My summer fellowship with the Oregon DEQ began with a very general goal of reducing the environmental impacts of copper-based antifouling paint in Oregon. It was abundantly clear that excessive copper concentrations can be harmful, and even fatal to aquatic organisms, as I learned from the many research articles I read on the subject. Also clear was the connection between copper boat paint and elevated levels of copper. But what would be the most effective way to address this issue? What could I do over my 10-week internship that could have a tangible benefit for the DEQ, and for the health of my state?
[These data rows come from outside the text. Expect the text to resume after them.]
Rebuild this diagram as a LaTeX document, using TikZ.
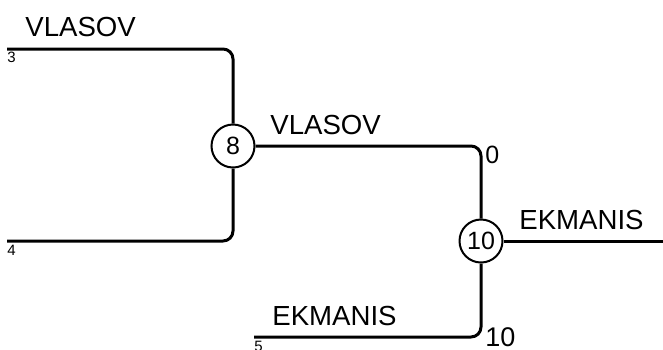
\documentclass[tikz,border=0pt]{standalone}
\usepackage{fontspec}
\setmainfont{Liberation Sans}
\usetikzlibrary{calc}

\begin{document}
\begin{tikzpicture}[x=0.5pt,y=-0.5pt,
	match/.style={circle,draw,line width=1pt,minimum size=21.5pt,inner sep=0pt,fill=white,font=\fontsize{12.5}{14}\selectfont},
	wire/.style={line width=1.5pt,rounded corners=5pt},
	player/.style={anchor=base west,inner sep=0pt,font=\fontsize{13.8}{16}\selectfont},
	seed/.style={anchor=north west,inner sep=0pt,font=\fontsize{7.5}{8}\selectfont},
	score/.style={anchor=north west,inner sep=0pt}]
			\useasboundingbox (0,0) rectangle (663,349);
			\coordinate (s3) at (7,49);
			\coordinate (s4) at (7,241);
			\coordinate (s5) at (254,337);
			\coordinate (win) at (663,241);
			\node[match] (m8) at (233,146) {8};
			\node[match] (m10) at (481,241) {10};
			\draw[wire] (s3) -| (m8);
			\draw[wire] (s4) -| (m8);
			\draw[wire] (m8) -| (m10);
			\draw[wire] (s5) -| (m10);
			\draw[wire] (m10) -- (win);
			\node[player] at (25,36) {VLASOV};
			\node[player] at (270,134) {VLASOV};
			\node[player] at (519,229) {EKMANIS};
			\node[player] at (272,325) {EKMANIS};
			\node[seed] at (7,52) {3};
			\node[seed] at (7,245) {4};
			\node[seed] at (254,341) {5};
			\node[score,font=\fontsize{12.5}{14}\selectfont] at (485,146) {0};
			\node[score,font=\fontsize{13.5}{15}\selectfont] at (485,327) {10};
\end{tikzpicture}
\end{document}
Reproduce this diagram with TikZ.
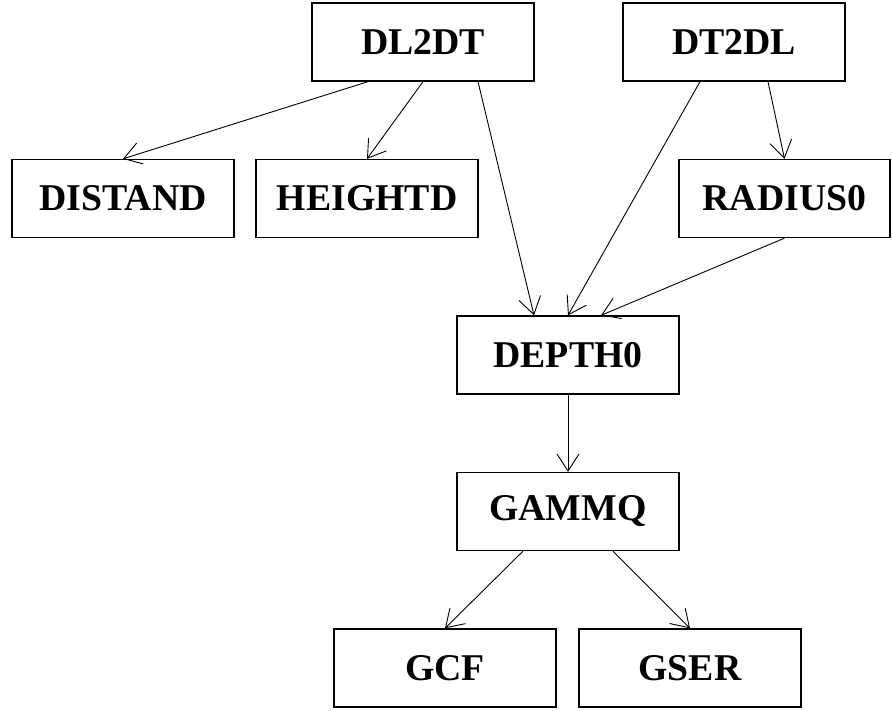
\documentclass[tikz,border=0pt]{standalone}
\usepackage{fontspec}
\setmainfont{Liberation Serif}
\usepackage{tikz}
\usetikzlibrary{arrows.meta}

\tikzset{
  box/.style={draw, line width=1.3pt, minimum width=222pt, minimum height=78pt,
    inner sep=0pt, font=\fontsize{37.8}{40}\selectfont\bfseries},
  call/.style={line width=0.9pt, -{Straight Barb[length=17pt,width=22pt,line width=0.9pt]}}
}

\begin{document}
\begin{tikzpicture}[x=1pt,y=-1pt]
\useasboundingbox (0,0) rectangle (892,711);

\coordinate (p) at (423,42); %top row
\coordinate (q) at (734,42);
\node[box] (dl) at (p) {DL2DT};
\node[box] (dt) at (q) {DT2DL};
\node[box] (dis) at (123,198.5) {DISTAND};
\node[box] (hgt) at (367,198.5) {HEIGHTD};
\node[box, minimum width=211pt] (rad) at (784.5,198.5) {RADIUS0};
\node[box] (dep) at (568,355) {DEPTH0};
\node[box] (gam) at (568,511.5) {GAMMQ};
\node[box] (gcf) at (445,668) {GCF};
\node[box] (gser) at (690,668) {GSER};

\draw[call] ([xshift=-55pt]dl.south) -- (dis.north);
\draw[call] (dl.south) -- (hgt.north);
\draw[call] ([xshift=55pt]dl.south) -- ([xshift=-34pt]dep.north);
\draw[call] ([xshift=-34pt]dt.south) -- (dep.north);
\draw[call] ([xshift=34pt]dt.south) -- (rad.north);
\draw[call] (rad.south) -- ([xshift=33pt]dep.north);
%\draw[call] (dep.south) -- (gam.north);
\draw[call] (dep) -- (gam);
\draw[call] ([xshift=-45pt]gam.south) -- (gcf.north);
\draw[call] ([xshift=45pt]gam.south) -- (gser.north);

\end{tikzpicture}
\end{document}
There were a number of potential options: one way would be to develop surveys designed to understand boat owner’s attitudes towards copper paint and how widespread its use was among recreational boaters. Another possibility would be an outreach effort to marinas and boatyards, providing them with information about the harmful effects of copper in the environment, and suggesting alternative antifouling methods. I finally settled on a plan to put together a water testing program that could help to fill major gaps in knowledge about the actual concentrations of copper in Oregon’s waterways. Collecting empirical data on copper concentrations at sites of high copper paint use, such as marinas or yacht clubs, would be critical in establishing a clear and unambiguous link between the use of these paints and harmful levels of copper in the water.
Once I settled on the plan for a copper testing program, a whole host of other questions cropped up: How many sites should be tested to get a useful picture of copper concentrations around the state? How many tests should be performed at each site to ensure the results were statistically significant? Should we test for copper in the water column, or the sediment? How could we convince the owners of marine facilities to let us perform the tests? Most importantly, how would all this testing be paid for?
At this point, I was a few weeks into my fellowship, and I felt like the deeper I got into the subject the more questions I had. The answers to these questions came slowly, through many days of reading articles, reading the copper paint regulations from Washington and California, talking with people on Zoom or the phone, writing emails, making new connections and talking with more people, learning new facts that upset assumptions I didn’t even realize I had been making, and reformulating my plan again and again. The result felt like weeks of hard work with nothing really to show for it.
Except that’s not quite true. Even though not a single water sample has been taken and sent to the lab, something useful has still happened: I’ve gradually developed an understanding of a complex and nuanced subject. A subject with a wide array of interlinking, often competing or contradictory, social, economic, chemical, biological, and environmental components. As one of the people I talked to last week said, after all these weeks I’m still in the “development stage,” of my project, and that’s okay.
If there’s one takeaway I have from this summer, it’s that most of the time there’s no quick fix for “solving” environmental problems. Making a positive change is more often a long-term effort. The first step in that effort is always to get the best understanding of the problem as a whole, and I’m thankful for the opportunity I’ve had this summer to experience that for myself.